A revitalized Queen City reveals a cosmopolitan character
By Doug Wallace
There’s a live band in full swing on the veranda of InnBuffalo Off Elmwood, the lawn filled with onlookers sipping their beers, the kids all waving streamers in time to the music. The annual Porchfest—one giant street party in Elmwood Village—is the welcoming committee, my first impression of Buffalo. Hello, everybody!
Skirting all the excitement at the front, we sidle in the side door to check in. The walls of this former family mansion, built in 1898, mute the party with a soothing calm that only a turn-of-the-century ambience can evoke, all silk damask walls, stained glass, hand-painted ceilings, and gleaming oak. This is just one of several mansions lining the streets here, holdovers from a simpler time, the architecture doggedly outliving the past.
“Architectural revolution is nothing new to this city of 278,000.”
Built to Last
Buffalo, my partner and I discover, is filled with this kind of renewal, older properties not just rising to their former polished glory but surpassing it. It’s like a quiet revival is taking place, Art Deco office towers getting a new lease on life downtown, growing communities enticing newcomers, once derelict parts of town now the talk of the town.
Architectural revolution is nothing new to this city of 278,000. Famed architect Frank Lloyd Wright got that ball rolling more than a century ago, building on Buffalo with his unique vision. Seven of Wright’s masterworks still stand in and around the city, including the newly revitalized Martin House, from Wright’s Prairie period, a profound example of how ahead of his time Wright truly was.

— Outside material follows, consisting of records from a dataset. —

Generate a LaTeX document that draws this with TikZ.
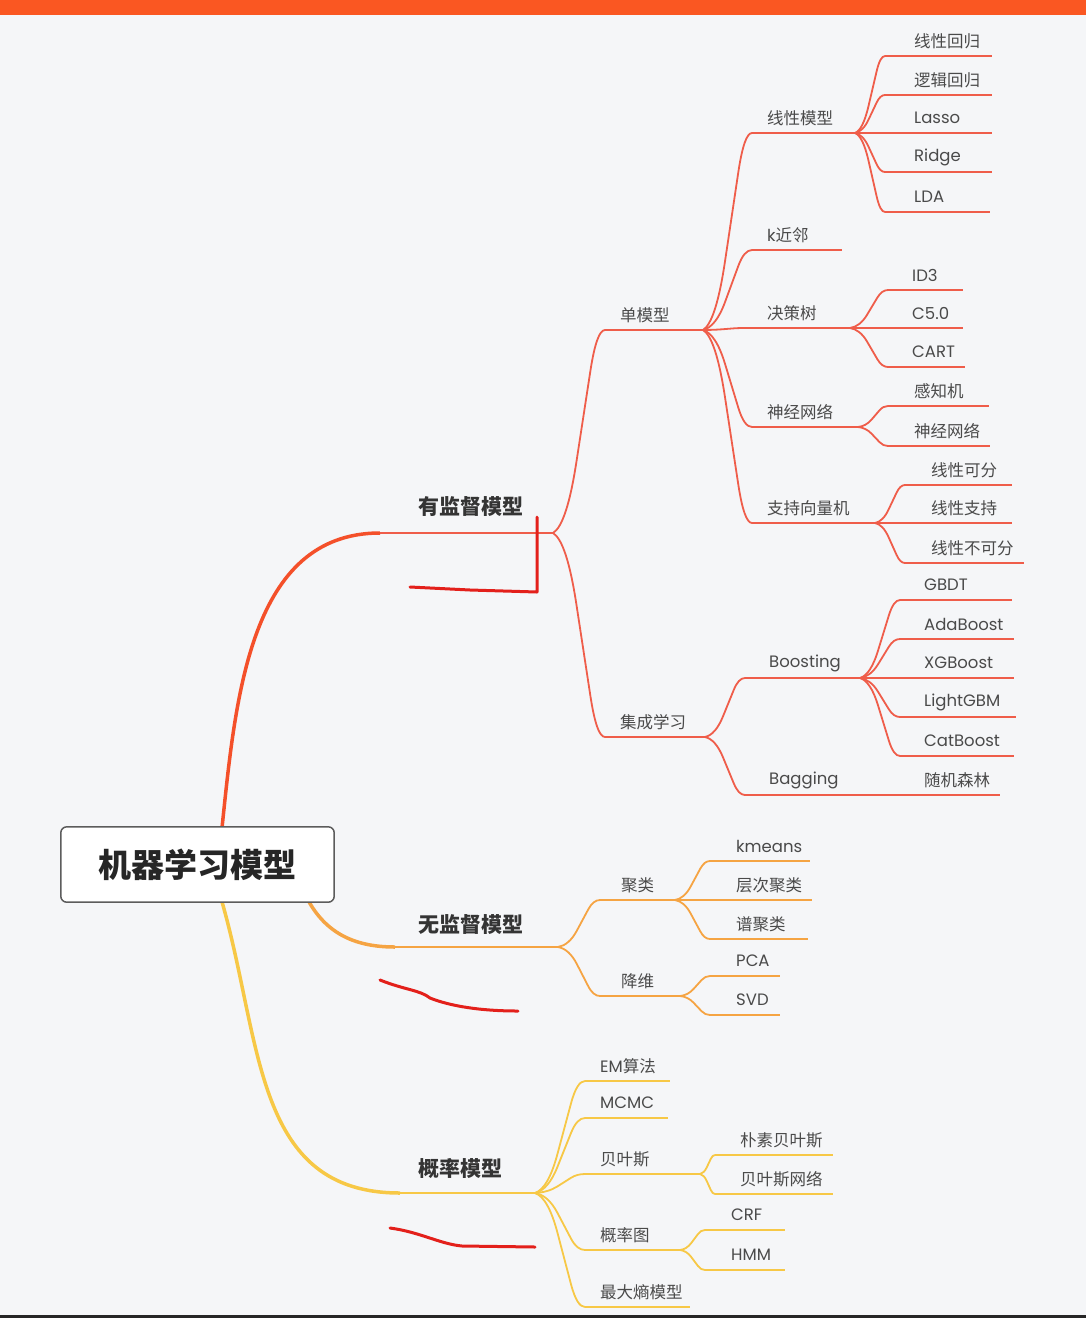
\documentclass[tikz,border=0pt]{standalone}
\usepackage{fontspec}
\setmainfont{Noto Sans CJK SC}
\newfontfamily\lat{Poppins}
\usetikzlibrary{calc}

\definecolor{bg}{HTML}{F5F6F8}
\definecolor{topbar}{HTML}{FA5722}
\definecolor{supc}{HTML}{EF5D4A}
\definecolor{supm}{HTML}{F4502A}
\definecolor{unsc}{HTML}{F5A443}
\definecolor{proc}{HTML}{F7C846}
\definecolor{ink}{HTML}{4A4A4A}
\definecolor{penred}{HTML}{E3201B}

\tikzset{
  lbl/.style={anchor=west, inner sep=0pt, text=ink, font=\fontsize{16.5}{19}\selectfont},
  big/.style={anchor=west, inner sep=0pt, text=ink!70!black, font=\fontsize{21}{24}\selectfont\bfseries},
  sup/.style={supc, line width=1.8pt, line join=round},
  uns/.style={unsc, line width=1.8pt, line join=round},
  pro/.style={proc, line width=1.8pt, line join=round},
  link/.style={to path={let \p1=(\tikztostart), \p2=(\tikztotarget) in
    .. controls ({0.824*\x1+0.176*\x2},{0.973*\y1+0.027*\y2})
       and ({0.674*\x1+0.326*\x2},{0.857*\y1+0.143*\y2}) .. ({0.55*\x1+0.45*\x2},{0.65*\y1+0.35*\y2})
    -- ({0.28*\x1+0.72*\x2},{0.2*\y1+0.8*\y2})
    .. controls ({0.2*\x1+0.8*\x2},{0.067*\y1+0.933*\y2})
       and ({0.107*\x1+0.893*\x2},\y2) .. (\tikztotarget) \tikztonodes}},
  penmark/.style={penred, line width=3pt, line cap=round, line join=round},
}

% underlined topic: style, name, x start, x end, y, text x, text
\newcommand\topic[7]{%
  \coordinate (#2) at (#3,#5);
  \coordinate (#2-e) at (#4,#5);
  \draw[#1] (#2) -- (#2-e);
  \node[lbl] (#2-t) at (#6,#5-15) {#7};
}

\begin{document}
\begin{tikzpicture}[x=1pt, y=-1pt]
\fill[bg] (0,0) rectangle (1086,1318);
\useasboundingbox (0,0) rectangle (1086,1318);
\fill[topbar] (0,0) rectangle (1086,15);
\fill[black!85] (0,1315) rectangle (1086,1318);

% root
\node[minimum width=273pt, minimum height=75pt, inner sep=0pt]
      (root) at (197.5,864.5) {};
\coordinate (r1) at ($(root.north west)!0.59!(root.north east)$);
\coordinate (r2) at ($(root.south east)+(-25,0)$);
\coordinate (r3) at ($(root.south west)!0.59!(root.south east)$);

% main branches
\coordinate (sv) at (380,533); \coordinate (sv-e) at (553,533);
\coordinate (us) at (395,947); \coordinate (us-e) at (558,947);
\coordinate (pm) at (400,1193); \coordinate (pm-e) at (535,1193);
\draw[supm, line width=3.5pt] (r1) to[out=84, in=180] (sv);
\draw[supc, line width=2pt] (sv) -- (sv-e);
\draw[unsc, line width=3.5pt] (r2) to[out=-60, in=180] (us);
\draw[unsc, line width=2pt] (us) -- (us-e);
\draw[proc, line width=3.5pt] (r3) to[out=-74, in=180, looseness=1.1] (pm);
\draw[proc, line width=2pt] (pm) -- (pm-e);
\node[big] (sv-t) at (418,507) {有监督模型};
\node[big] (us-t) at (418,924) {无监督模型};
\node[big] (pm-t) at (418,1168) {概率模型};

\fill[white, rounded corners=6pt] (root.north west) rectangle (root.south east);
\draw[draw=ink!90, line width=1.5pt, rounded corners=6pt] (root.north west) rectangle (root.south east);
\node[font=\fontsize{33}{36}\selectfont\bfseries, text=black!85] at (root) {机器学习模型};

% supervised
\topic{sup}{one}{605}{703}{330}{620}{单模型}
\topic{sup}{ens}{605}{705}{737}{620}{集成学习}
\topic{sup}{lin}{752}{855}{133}{767}{线性模型}
\topic{sup}{knn}{752}{842}{250}{767}{{\lat k}近邻}
\topic{sup}{tree}{745}{850}{328}{767}{决策树}
\topic{sup}{nn}{752}{858}{427}{767}{神经网络}
\topic{sup}{svm}{752}{875}{523}{767}{支持向量机}
\topic{sup}{lr}{885}{992}{56}{914}{线性回归}
\topic{sup}{lg}{885}{992}{95}{914}{逻辑回归}
\topic{sup}{la}{885}{992}{133}{914}{\lat Lasso}
\topic{sup}{ri}{885}{992}{172}{914}{\lat Ridge}
\topic{sup}{ld}{885}{990}{212}{914}{\lat LDA}
\topic{sup}{id}{888}{963}{290}{912}{\lat ID3}
\topic{sup}{c5}{888}{963}{328}{912}{\lat C5.0}
\topic{sup}{cart}{888}{965}{367}{912}{\lat CART}
\topic{sup}{per}{888}{989}{406}{914}{感知机}
\topic{sup}{nn2}{888}{990}{446}{914}{神经网络}
\topic{sup}{ls1}{905}{1012}{485}{931}{线性可分}
\topic{sup}{ls2}{905}{1012}{523}{931}{线性支持}
\topic{sup}{ls3}{905}{1024}{563}{931}{线性不可分}
\topic{sup}{boost}{745}{860}{678}{769}{\lat Boosting}
\topic{sup}{bag}{745}{905}{795}{769}{\lat Bagging}
\topic{sup}{gbdt}{900}{1012}{600}{924}{\lat GBDT}
\topic{sup}{ada}{900}{1014}{639}{924}{\lat AdaBoost}
\topic{sup}{xgb}{900}{1014}{678}{924}{\lat XGBoost}
\topic{sup}{lgb}{900}{1016}{717}{924}{\lat LightGBM}
\topic{sup}{cat}{900}{1014}{756}{924}{\lat CatBoost}
\topic{sup}{rf}{905}{1000}{795}{924}{随机森林}

\foreach \c in {one,ens} \draw[sup] (sv-e) to[link] (\c);
\foreach \c in {lin,knn,tree,nn,svm} \draw[sup] (one-e) to[link] (\c);
\foreach \c in {lr,lg,la,ri,ld} \draw[sup] (lin-e) to[link] (\c);
\foreach \c in {id,c5,cart} \draw[sup] (tree-e) to[link] (\c);
\foreach \c in {per,nn2} \draw[sup] (nn-e) to[link] (\c);
\foreach \c in {ls1,ls2,ls3} \draw[sup] (svm-e) to[link] (\c);
\foreach \c in {boost,bag} \draw[sup] (ens-e) to[link] (\c);
\foreach \c in {gbdt,ada,xgb,lgb,cat} \draw[sup] (boost-e) to[link] (\c);
\draw[sup] (bag-e) -- (rf);

% unsupervised
\topic{uns}{clu}{600}{675}{900}{621}{聚类}
\topic{uns}{dim}{600}{680}{996}{621}{降维}
\topic{uns}{km}{710}{810}{861}{736}{\lat kmeans}
\topic{uns}{hc}{710}{812}{900}{736}{层次聚类}
\topic{uns}{sc}{710}{808}{939}{736}{谱聚类}
\topic{uns}{pca}{710}{780}{976}{736}{\lat PCA}
\topic{uns}{svd}{710}{780}{1015}{736}{\lat SVD}
\foreach \c in {clu,dim} \draw[uns] (us-e) to[link] (\c);
\foreach \c in {km,hc,sc} \draw[uns] (clu-e) to[link] (\c);
\foreach \c in {pca,svd} \draw[uns] (dim-e) to[link] (\c);

% probabilistic
\topic{pro}{em}{585}{670}{1081}{600}{{\lat EM}算法}
\topic{pro}{mc}{585}{668}{1118}{600}{\lat MCMC}
\topic{pro}{bay}{585}{700}{1174}{600}{贝叶斯}
\topic{pro}{pg}{585}{680}{1250}{600}{概率图}
\topic{pro}{me}{585}{690}{1307}{600}{最大熵模型}
\topic{pro}{nb}{715}{833}{1155}{740}{朴素贝叶斯}
\topic{pro}{bn}{715}{833}{1194}{740}{贝叶斯网络}
\topic{pro}{crf}{705}{785}{1230}{731}{\lat CRF}
\topic{pro}{hmm}{705}{785}{1270}{731}{\lat HMM}
\foreach \c in {em,mc,bay,pg,me} \draw[pro] (pm-e) to[link] (\c);
\foreach \c in {nb,bn} \draw[pro] (bay-e) to[link] (\c);
\foreach \c in {crf,hmm} \draw[pro] (pg-e) to[link] (\c);

% pen marks
\draw[penmark] (410,587) -- (470,590) -- (537,592) -- (537,517);
\draw[penmark] (380,980) .. controls (405,990) and (420,990) .. (430,998)
  .. controls (450,1006) and (480,1011) .. (518,1011);
\draw[penmark] (390,1228) .. controls (420,1232) and (440,1244) .. (462,1246) -- (535,1247);
\end{tikzpicture}
\end{document}
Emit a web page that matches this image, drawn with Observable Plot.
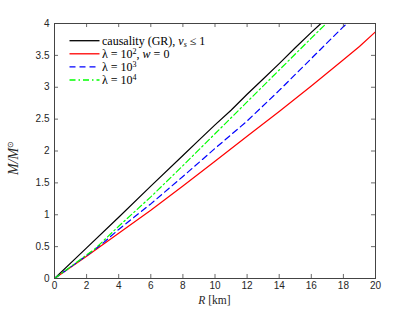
<!DOCTYPE html>
<html><head><meta charset="utf-8">
<script src="https://cdn.jsdelivr.net/npm/d3@7"></script>
<script src="https://cdn.jsdelivr.net/npm/@observablehq/plot@0.6"></script>
<style>body{margin:0;background:#fff}</style>
</head><body><div id="chart"></div>
<script>
const xTicks = [0, 2, 4, 6, 8, 10, 12, 14, 16, 18, 20];
const yTicks = [0, 0.5, 1, 1.5, 2, 2.5, 3, 3.5, 4];

const causalR = [0, 2, 4, 6, 8, 9, 10, 11, 12, 13, 14, 15, 16, 16.6];
const causalM = [0, 0.48, 0.96, 1.45, 1.93, 2.17, 2.41, 2.64, 2.89, 3.13, 3.37, 3.62, 3.86, 4.0];

const lam2R = [0, 2, 4, 6, 8, 10, 12, 14, 16, 18, 19, 20];
const lam2M = [0, 0.35, 0.71, 1.07, 1.45, 1.84, 2.23, 2.62, 3.02, 3.43, 3.64, 3.87];

const lam3R = [0, 2, 3, 4, 6, 8, 10, 12, 14, 16, 18, 18.22];
const lam3M = [0, 0.36, 0.55, 0.77, 1.17, 1.60, 2.04, 2.47, 2.95, 3.45, 3.95, 4.0];

const lam4R = [0, 2, 2.5, 4, 6, 8, 10, 12, 14, 16, 16.93];
const lam4M = [0, 0.37, 0.46, 0.82, 1.28, 1.77, 2.27, 2.77, 3.27, 3.77, 4.0];

const series = [
  {R: causalR, M: causalM, color: "#000000", dash: null},
  {R: lam2R, M: lam2M, color: "#ff0000", dash: null},
  {R: lam3R, M: lam3M, color: "#0000ff", dash: "6,4"},
  {R: lam4R, M: lam4M, color: "#00ff00", dash: "6,3,1.5,3"}
];

const tickLenX = 0.25, tickLenY = 0.063;

const lineMarks = series.map(s => Plot.line(s.R.map((r, i) => ({R: r, M: s.M[i]})), {
  x: "R", y: "M", stroke: s.color, strokeWidth: 1.2, strokeDasharray: s.dash, clip: true
}));

const plot = Plot.plot({
  width: 415, height: 312,
  marginLeft: 54, marginRight: 40, marginTop: 23, marginBottom: 34,
  x: {domain: [0, 20]},
  y: {domain: [0, 4]},
  style: {fontFamily: "'Liberation Sans', Arial, sans-serif", fontSize: "10px", color: "#262626", background: "white"},
  marks: [
    ...lineMarks,
    Plot.ruleX(xTicks, {x: d => d, y1: 0, y2: tickLenY, stroke: "#444", strokeWidth: 0.8}),
    Plot.ruleX(xTicks, {x: d => d, y1: 4, y2: 4 - tickLenY, stroke: "#444", strokeWidth: 0.8}),
    Plot.ruleY(yTicks, {y: d => d, x1: 0, x2: tickLenX, stroke: "#444", strokeWidth: 0.8}),
    Plot.ruleY(yTicks, {y: d => d, x1: 20, x2: 20 - tickLenX, stroke: "#444", strokeWidth: 0.8}),
    Plot.frame({stroke: "#444", strokeWidth: 1}),
    Plot.axisX({ticks: xTicks, tickSize: 0, tickPadding: 3, label: null, tickFormat: d => String(d)}),
    Plot.axisY({ticks: yTicks, tickSize: 0, tickPadding: 5, label: null, tickFormat: d => String(d)})
  ]
});

document.getElementById("chart").appendChild(plot);
const svg = d3.select(plot);
const serif = "'Liberation Serif', 'Times New Roman', serif";

// x label
const xl = svg.append("text").attr("x", 214.5).attr("y", 304)
  .attr("text-anchor", "middle").attr("font-family", serif).attr("font-size", 11.5).attr("fill", "#262626");
xl.append("tspan").attr("font-style", "italic").text("R");
xl.append("tspan").text(" [km]");

// y label
const yl = svg.append("text").attr("transform", "translate(18,158) rotate(-90)")
  .attr("text-anchor", "middle").attr("font-family", serif).attr("font-size", 14).attr("fill", "#262626");
yl.append("tspan").attr("font-style", "italic").text("M/M");
yl.append("tspan").attr("font-size", 8).attr("dy", -5).text("⊙");

// legend
const legendRows = [
  {color: "#000000", dash: null, parts: [["causality (GR), ", null], ["v", "i"], ["s", "sub"], [" ≤ 1", "after"]]},
  {color: "#ff0000", dash: null, parts: [["λ = 10", null], ["2", "sup"], [", ", "after"], ["w", "i"], [" = 0", null]]},
  {color: "#0000ff", dash: "6,4", parts: [["λ = 10", null], ["3", "sup"]]},
  {color: "#00ff00", dash: "6,3,1.5,3", parts: [["λ = 10", null], ["4", "sup"]]}
];
const ly0 = 40.7, ldy = 13.1;
legendRows.forEach((row, i) => {
  const y = ly0 + i * ldy;
  svg.append("line").attr("x1", 69.5).attr("x2", 99.5).attr("y1", y).attr("y2", y)
    .attr("stroke", row.color).attr("stroke-width", 1.3).attr("stroke-dasharray", row.dash);
  const t = svg.append("text").attr("x", 102).attr("y", y).attr("dy", "0.35em")
    .attr("text-anchor", "start")
    .attr("font-family", serif).attr("font-size", 12).attr("fill", "#000");
  let shift = 0;
  row.parts.forEach(([s, kind]) => {
    const ts = t.append("tspan").text(s);
    if (kind === "i") ts.attr("font-style", "italic");
    if (kind === "sub") { ts.attr("font-size", 8).attr("font-style", "italic").attr("dy", 2); shift = 2; }
    else if (kind === "sup") { ts.attr("font-size", 8).attr("dy", -4); shift = -4; }
    else if (shift !== 0) { ts.attr("dy", -shift); shift = 0; }
  });
});
</script>
</body></html>
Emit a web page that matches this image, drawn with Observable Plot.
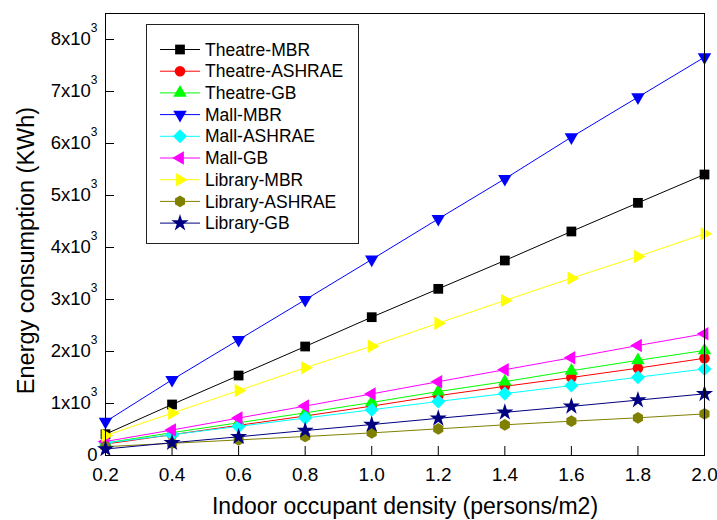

"It's Like a Quiet Revival is Taking Place."
Art is Everywhere Here
After the Martin House, we decide to spend the whole day up in the Delaware Park area. We hit the shops and cafés on Hertel Avenue and have a picnic near the Rose Garden, then wander into the temporary home of the Albright-Knox Art Gallery, which has been collecting and conserving artworks for more than 150 years. Revival is at play here, too, with a satellite collection on exhibit until June 2022 at Albright-Knox Northland, while the home base undergoes an expansion. The abridged show is surprisingly varied, so much to chew on. Right across the street, the Burchfield Penney Art Center is an enormous and bright space dedicated to artists and designers from the Buffalo Niagara region, historic and contemporary. A series of patchwork-quilt portraits by Jack Edson from Hamburg, New York, is paralyzingly beautiful.
"Buildings and Galleries aren't the only players in Buffalo's new act."
On the Waterfront
Buildings and galleries aren’t the only players in Buffalo’s new act. The rejuvenation of Canalside, to the tune of $300 million in development, has created a home for more than 1,000 events year-round, from kids programs to concerts to charity runs. You can skate on the 35,000-square-foot rink or go ice biking in the winter, and go kayaking or boating in the summer. The Outer Harbor has miles and miles of bike trails, lakefront parks, fishing, and more cruising; chances are good that a visit to Buffalo will see you in a boat at some point.
With all this activity comes—an appetite, of course. Happily, Buffalo has that covered, and with more than just chicken wings, although you would be remiss not to try them. Gabriel’s Gate, a stop on the infamous Buffalo Wing Trail, is a highlight of my afternoon one day. I follow a Bloody Mary and plate of wings with a nice, long nap. At the other end of the scale, the intimate Las Puertas restaurant delivers a delicious take on modern Mexican cuisine, blending classic French techniques with traditional Mexican ingredients and flavors. Somewhere in the middle, you will find eateries like Toutant, a casual Southern Louisiana gem, where a traditional jambalaya is so melt-in-your-mouth perfect I want to crawl into it.
"The LGBTQ scene is robust and raucous in all the right places.”
Our Night on the Town
Buffalo’s diversions don’t end with the restaurants, either. Post-dinner, the entertainment value is high for the night owls, thanks to venues like Nietzsche’s with its broad range of live music, comedy acts, and burlesque shows. It’s not just a local favourite, but also a well-regarded stop on the regional and national touring circuits. The bars and nightclubs of the West Chippewa Street strip swing at the weekends, most until 4 a.m., and the LGBTQ scene is robust and raucous in all the right places, the cluster of watering holes on Allen and Franklin Streets all part of one big happy family.
I find Buffalo’s friendly factor the golden thread woven through its laneways and boulevards, neatly tying everything and everyone together. People are quick with a simple nod—in store lineups, on street corners, bellying up to the bar, wherever you are. It’s a warm, welcoming gesture in a cosmopolitan city that acts like a small town. When you realize that you are part of the community even though you don’t live here, you’ll begin planning your next trip before this one is even over.